◆ **TASK DIRECTIONS**:
Note each line that includes the word "this". Copy those lines.

◆ **INFORMATION SUPPLIED**:
· · · ·
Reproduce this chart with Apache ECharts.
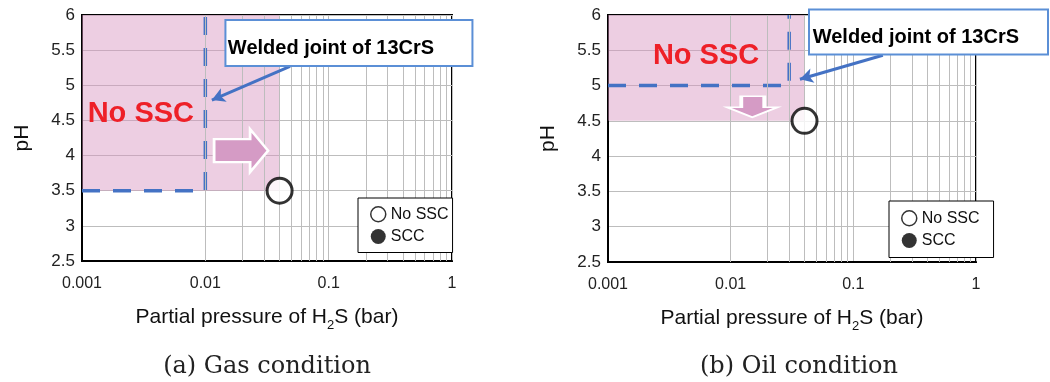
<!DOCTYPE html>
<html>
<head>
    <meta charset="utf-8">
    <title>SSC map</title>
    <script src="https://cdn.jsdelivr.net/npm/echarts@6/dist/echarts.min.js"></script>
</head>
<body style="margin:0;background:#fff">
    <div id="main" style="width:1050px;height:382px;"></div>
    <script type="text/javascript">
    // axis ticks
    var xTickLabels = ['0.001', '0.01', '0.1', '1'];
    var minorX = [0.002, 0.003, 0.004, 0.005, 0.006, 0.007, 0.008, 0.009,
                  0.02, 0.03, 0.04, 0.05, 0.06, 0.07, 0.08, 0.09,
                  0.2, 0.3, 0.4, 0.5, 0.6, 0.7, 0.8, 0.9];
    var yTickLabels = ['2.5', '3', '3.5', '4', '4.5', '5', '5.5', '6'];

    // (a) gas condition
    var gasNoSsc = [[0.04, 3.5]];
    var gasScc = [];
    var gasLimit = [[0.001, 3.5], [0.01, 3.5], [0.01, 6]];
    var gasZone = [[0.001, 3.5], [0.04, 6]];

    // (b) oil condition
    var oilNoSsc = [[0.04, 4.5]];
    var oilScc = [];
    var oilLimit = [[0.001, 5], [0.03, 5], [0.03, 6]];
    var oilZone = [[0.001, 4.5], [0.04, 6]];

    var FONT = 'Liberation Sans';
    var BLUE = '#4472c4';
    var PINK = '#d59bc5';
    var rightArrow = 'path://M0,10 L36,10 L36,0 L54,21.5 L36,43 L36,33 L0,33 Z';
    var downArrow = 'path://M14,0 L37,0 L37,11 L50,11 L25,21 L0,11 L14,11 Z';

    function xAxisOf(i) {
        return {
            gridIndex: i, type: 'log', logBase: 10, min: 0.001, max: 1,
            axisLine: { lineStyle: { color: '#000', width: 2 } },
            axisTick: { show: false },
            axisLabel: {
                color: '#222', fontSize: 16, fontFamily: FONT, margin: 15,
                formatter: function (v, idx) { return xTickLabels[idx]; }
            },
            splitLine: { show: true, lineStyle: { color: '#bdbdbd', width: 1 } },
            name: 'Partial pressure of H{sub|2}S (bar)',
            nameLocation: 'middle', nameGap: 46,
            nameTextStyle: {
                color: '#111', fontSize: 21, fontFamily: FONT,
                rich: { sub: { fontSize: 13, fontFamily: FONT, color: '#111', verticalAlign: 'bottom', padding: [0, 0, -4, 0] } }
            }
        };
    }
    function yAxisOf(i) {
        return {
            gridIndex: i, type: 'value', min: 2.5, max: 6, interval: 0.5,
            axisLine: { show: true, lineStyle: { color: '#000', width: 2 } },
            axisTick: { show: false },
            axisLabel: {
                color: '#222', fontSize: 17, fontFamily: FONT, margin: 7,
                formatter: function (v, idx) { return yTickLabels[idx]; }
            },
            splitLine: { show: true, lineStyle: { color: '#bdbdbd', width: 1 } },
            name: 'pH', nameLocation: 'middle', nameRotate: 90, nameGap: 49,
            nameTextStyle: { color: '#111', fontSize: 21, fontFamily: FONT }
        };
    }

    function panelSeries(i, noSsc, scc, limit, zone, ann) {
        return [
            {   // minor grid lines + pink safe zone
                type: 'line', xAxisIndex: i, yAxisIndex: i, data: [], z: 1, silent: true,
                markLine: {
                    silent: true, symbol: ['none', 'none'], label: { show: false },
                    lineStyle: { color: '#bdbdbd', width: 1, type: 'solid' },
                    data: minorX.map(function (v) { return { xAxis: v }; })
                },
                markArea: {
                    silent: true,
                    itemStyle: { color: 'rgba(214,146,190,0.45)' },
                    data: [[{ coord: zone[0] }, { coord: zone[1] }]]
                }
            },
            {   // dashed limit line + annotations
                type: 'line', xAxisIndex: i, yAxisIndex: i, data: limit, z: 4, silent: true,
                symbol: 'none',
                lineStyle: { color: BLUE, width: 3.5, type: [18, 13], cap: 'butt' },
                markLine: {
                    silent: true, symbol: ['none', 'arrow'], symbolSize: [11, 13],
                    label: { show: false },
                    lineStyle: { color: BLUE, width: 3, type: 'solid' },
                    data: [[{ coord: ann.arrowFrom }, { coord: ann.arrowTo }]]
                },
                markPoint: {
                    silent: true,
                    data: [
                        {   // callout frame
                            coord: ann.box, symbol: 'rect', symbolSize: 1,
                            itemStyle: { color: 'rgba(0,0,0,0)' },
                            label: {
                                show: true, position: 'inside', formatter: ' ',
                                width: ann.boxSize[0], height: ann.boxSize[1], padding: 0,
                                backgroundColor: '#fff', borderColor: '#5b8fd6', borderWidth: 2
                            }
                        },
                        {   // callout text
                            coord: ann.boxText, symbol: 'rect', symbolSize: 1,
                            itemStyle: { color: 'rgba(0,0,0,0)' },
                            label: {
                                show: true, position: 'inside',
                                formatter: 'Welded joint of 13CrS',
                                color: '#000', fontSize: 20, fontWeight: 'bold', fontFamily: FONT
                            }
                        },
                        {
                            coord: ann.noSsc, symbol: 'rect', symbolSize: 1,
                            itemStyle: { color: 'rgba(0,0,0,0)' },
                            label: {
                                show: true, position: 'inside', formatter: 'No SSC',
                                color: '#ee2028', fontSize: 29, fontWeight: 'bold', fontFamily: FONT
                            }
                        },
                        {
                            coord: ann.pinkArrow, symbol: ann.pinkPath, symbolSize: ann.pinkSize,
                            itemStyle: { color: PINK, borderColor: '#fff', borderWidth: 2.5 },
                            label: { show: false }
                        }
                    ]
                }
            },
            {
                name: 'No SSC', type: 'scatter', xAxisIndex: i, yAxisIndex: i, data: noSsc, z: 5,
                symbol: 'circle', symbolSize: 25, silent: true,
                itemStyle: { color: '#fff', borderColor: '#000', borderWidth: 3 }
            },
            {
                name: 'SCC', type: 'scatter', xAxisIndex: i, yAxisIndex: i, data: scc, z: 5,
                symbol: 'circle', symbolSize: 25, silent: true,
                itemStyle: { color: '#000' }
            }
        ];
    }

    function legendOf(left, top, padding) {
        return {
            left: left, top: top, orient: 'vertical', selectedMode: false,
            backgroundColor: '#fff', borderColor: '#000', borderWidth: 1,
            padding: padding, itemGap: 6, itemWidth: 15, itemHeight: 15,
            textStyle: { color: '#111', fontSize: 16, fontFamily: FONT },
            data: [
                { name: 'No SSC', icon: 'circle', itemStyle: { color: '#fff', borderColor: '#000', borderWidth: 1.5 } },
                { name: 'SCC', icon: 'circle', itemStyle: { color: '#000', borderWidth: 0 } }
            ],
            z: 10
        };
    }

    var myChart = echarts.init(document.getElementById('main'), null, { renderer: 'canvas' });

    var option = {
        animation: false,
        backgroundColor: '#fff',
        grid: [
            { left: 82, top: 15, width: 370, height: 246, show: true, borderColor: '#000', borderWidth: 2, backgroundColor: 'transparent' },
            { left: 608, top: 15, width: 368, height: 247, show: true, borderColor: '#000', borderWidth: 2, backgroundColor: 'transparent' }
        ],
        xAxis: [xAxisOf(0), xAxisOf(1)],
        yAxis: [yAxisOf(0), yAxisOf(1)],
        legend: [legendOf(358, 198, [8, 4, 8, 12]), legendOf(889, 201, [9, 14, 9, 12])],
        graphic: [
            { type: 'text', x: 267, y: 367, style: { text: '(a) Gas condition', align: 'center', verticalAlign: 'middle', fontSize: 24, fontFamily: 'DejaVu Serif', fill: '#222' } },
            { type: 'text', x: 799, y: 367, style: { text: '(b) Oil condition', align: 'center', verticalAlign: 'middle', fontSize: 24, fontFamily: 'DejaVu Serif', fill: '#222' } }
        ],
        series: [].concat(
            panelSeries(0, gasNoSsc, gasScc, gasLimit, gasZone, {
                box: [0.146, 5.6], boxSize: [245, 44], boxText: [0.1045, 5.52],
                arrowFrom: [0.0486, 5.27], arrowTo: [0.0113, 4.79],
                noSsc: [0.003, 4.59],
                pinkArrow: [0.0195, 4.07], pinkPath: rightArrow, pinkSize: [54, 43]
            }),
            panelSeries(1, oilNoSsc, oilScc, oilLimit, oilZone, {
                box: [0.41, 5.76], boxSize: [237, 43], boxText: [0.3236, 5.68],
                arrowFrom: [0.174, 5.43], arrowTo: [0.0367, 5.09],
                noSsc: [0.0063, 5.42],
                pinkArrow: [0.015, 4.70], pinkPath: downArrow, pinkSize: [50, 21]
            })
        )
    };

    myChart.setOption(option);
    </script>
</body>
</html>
· · · ·
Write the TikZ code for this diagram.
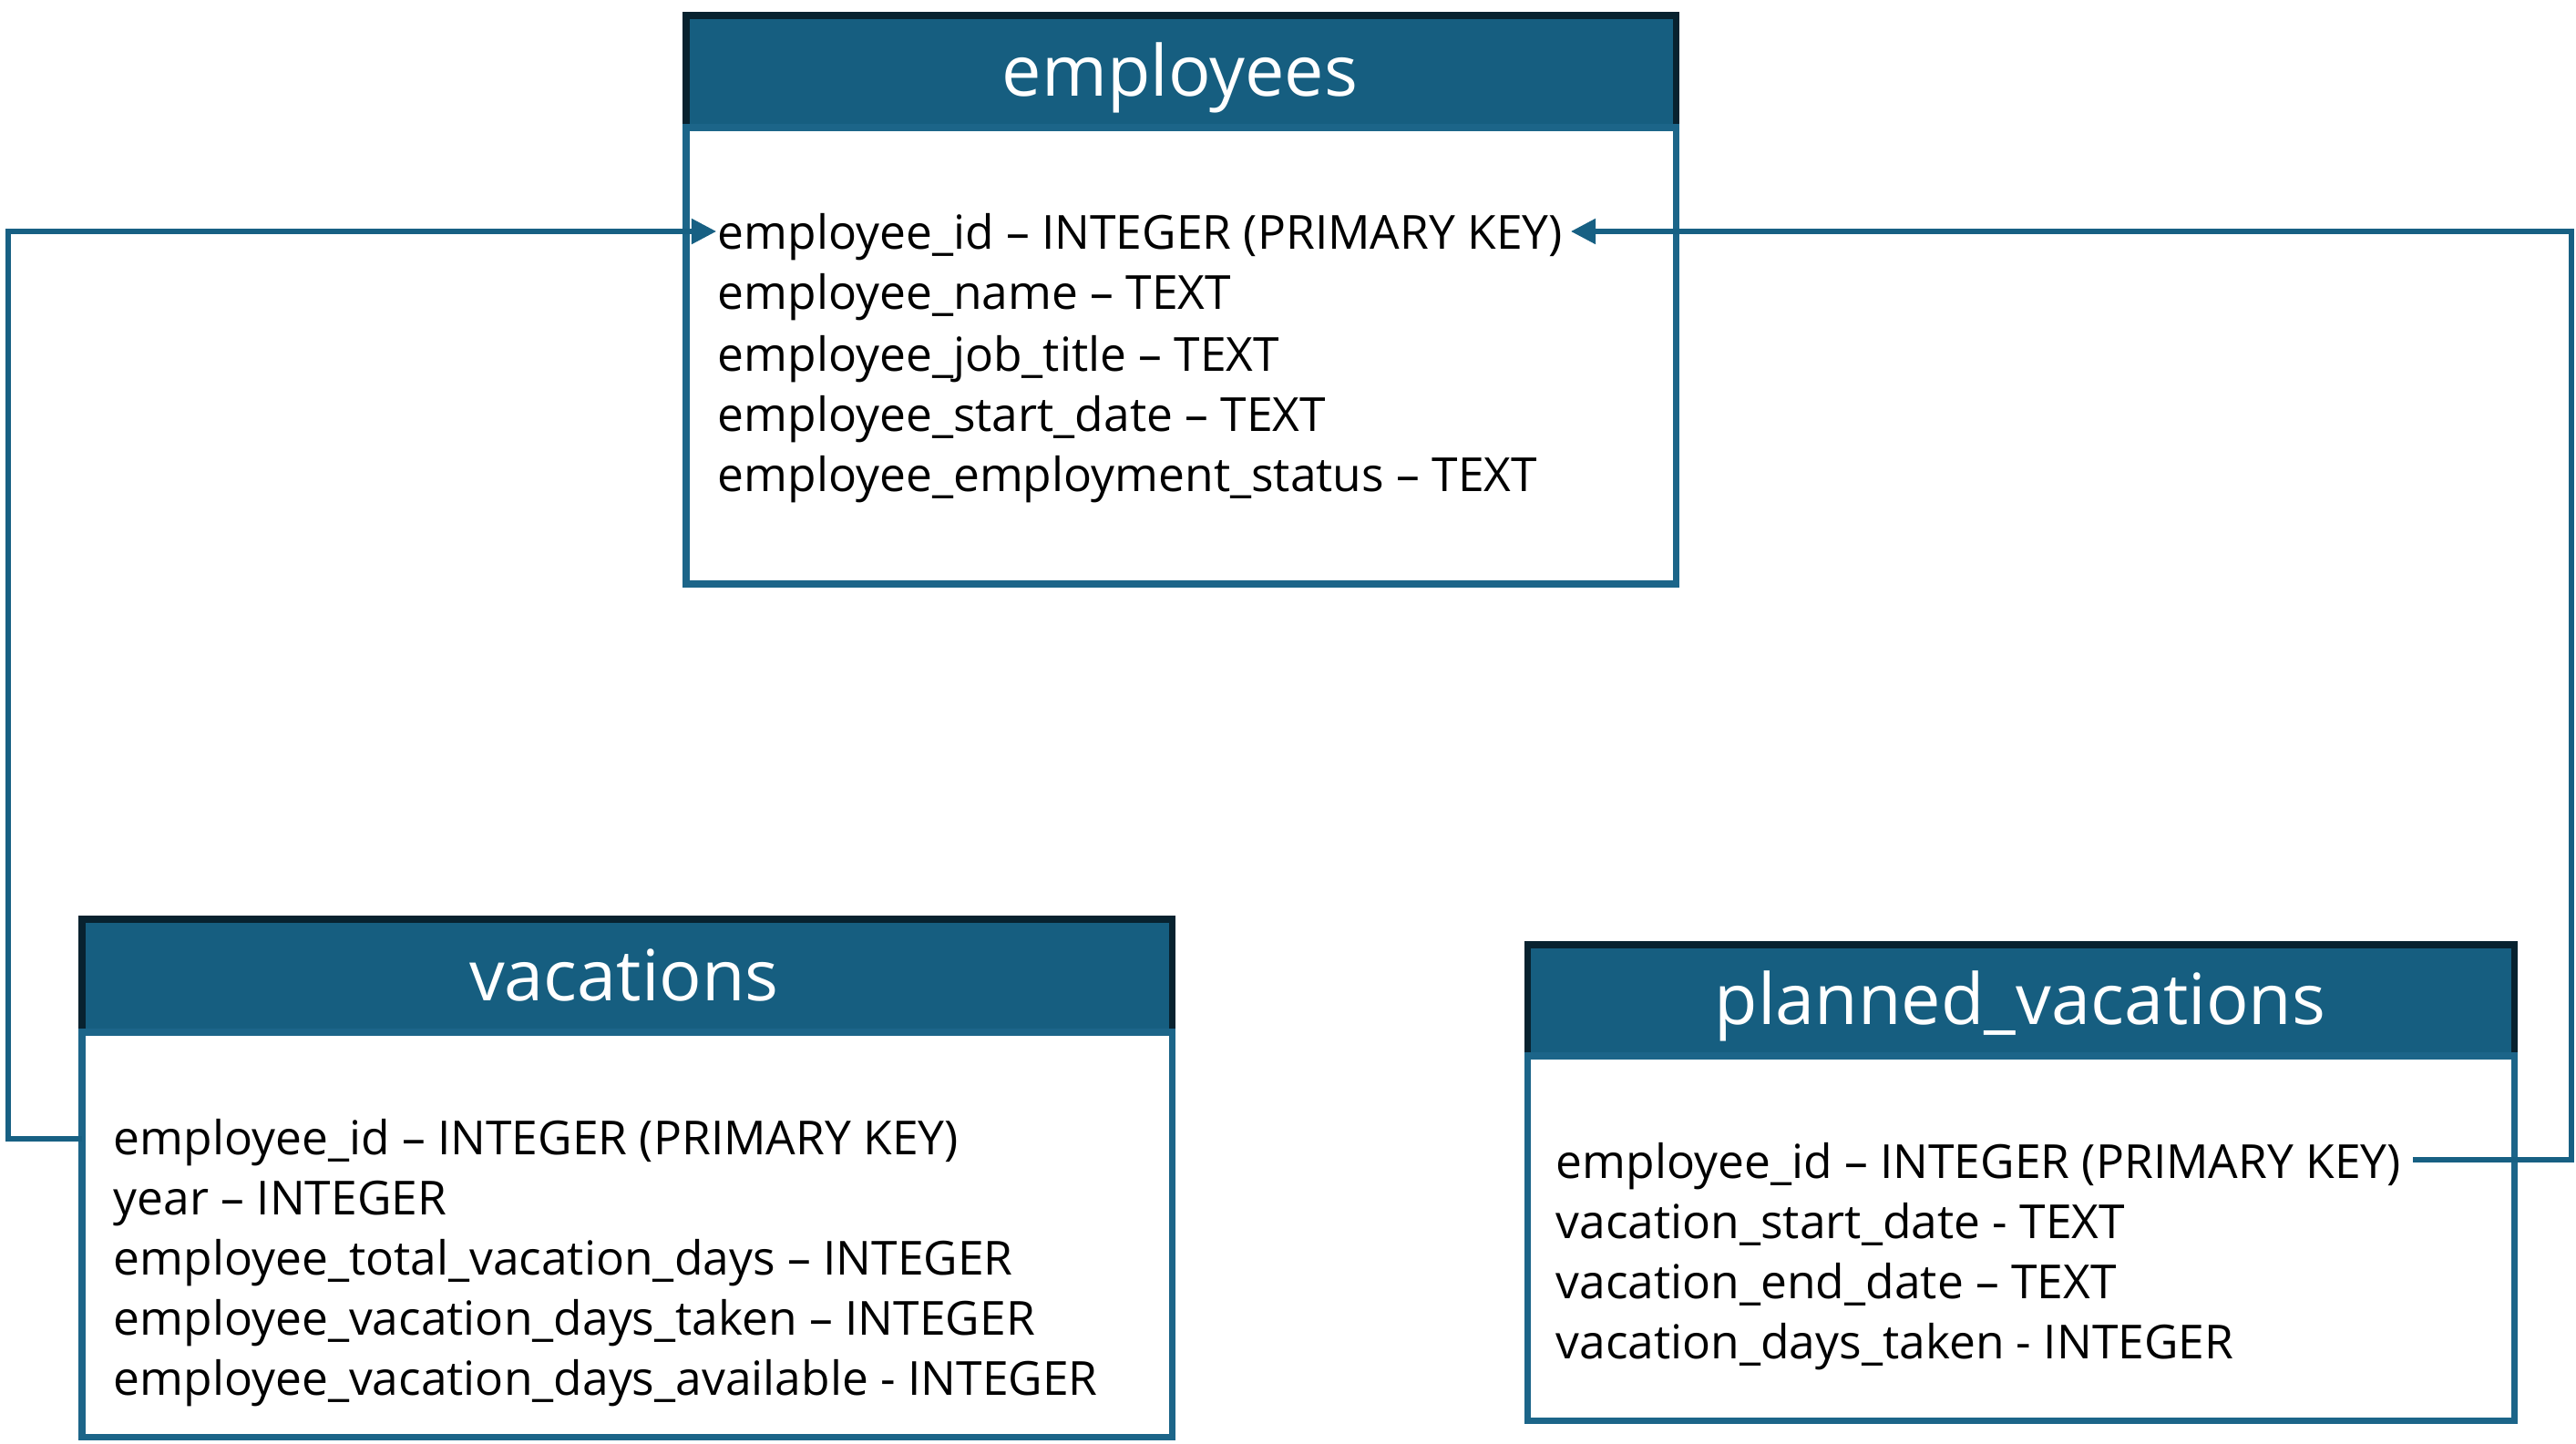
· · · ·
◆ **THE ANSWER**:
Reproduce this chart with Apache ECharts.
Write the TikZ code for this diagram.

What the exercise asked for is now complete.